On the morphology of melt-crystallized polyethylene. III. Spherulitic organization

Abstract

The lamellar microstructure of a wide range of melt-crystallized polyethylenes has been examined in the context of spherulitic organization. Radial continuity is achieved through lamellar continuity. In the simplest cases ridged or planar sheets grow outwards along b, maintaining their identities over distances as long as tens of micrometres, subject to changes in relative dominance depending on whether or not they can continue to grow in the most favourable direction. The generalized 'fibres' are to be identified with dominant lamellae which lay down the framework of a spherulite's development. Banded spherulites have S-shaped dominant sheets which are multiply-connected allowing the average molecular orientation to spiral round the radius while individual lamellae are substantially untwisted. Space within spherulites is filled by branching, for which three mechanisms have been identified, namely the nucleation of new, misaligned lamellae, the incorporation of small-angle boundaries and spiral terraces associated with screw dislocations.
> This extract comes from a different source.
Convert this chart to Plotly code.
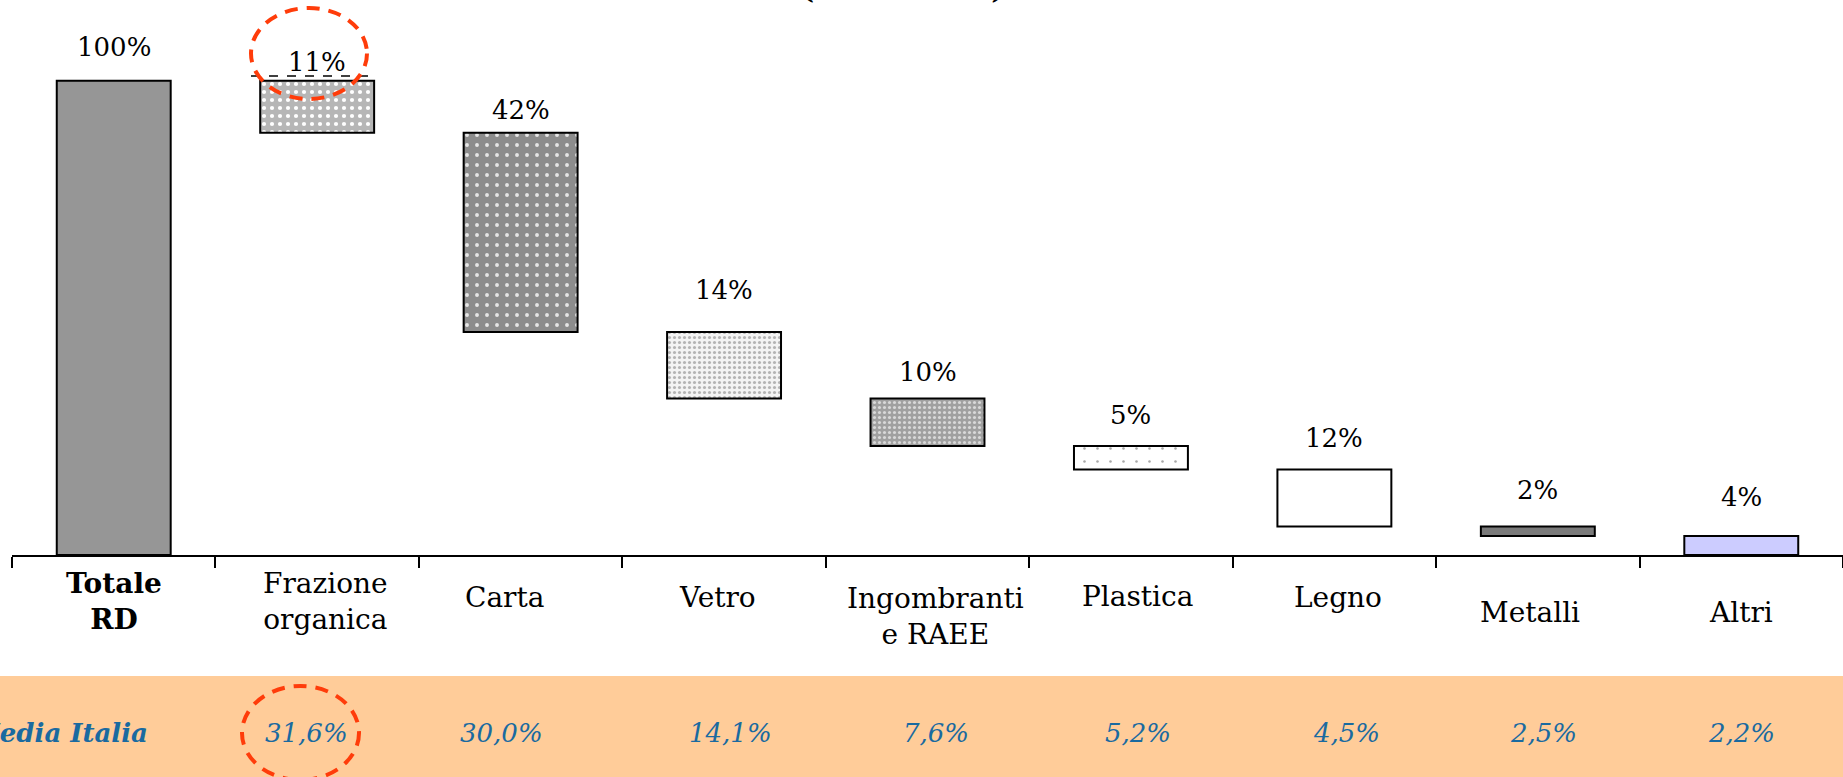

Contrary to prediction, the width of dominant lamellae varies much less than the Keith & Padden parameter $\delta$, but remains within a factor of 3 of 3 $\mu m$. The scale of texture revealed by the segregation of 'impurities' does not appear to be determined solely by the scale of the diffusion field. It is suggested that the misfit energy between adjacent non-parallel 'fibrils', and geometrical factors, must also be taken into account.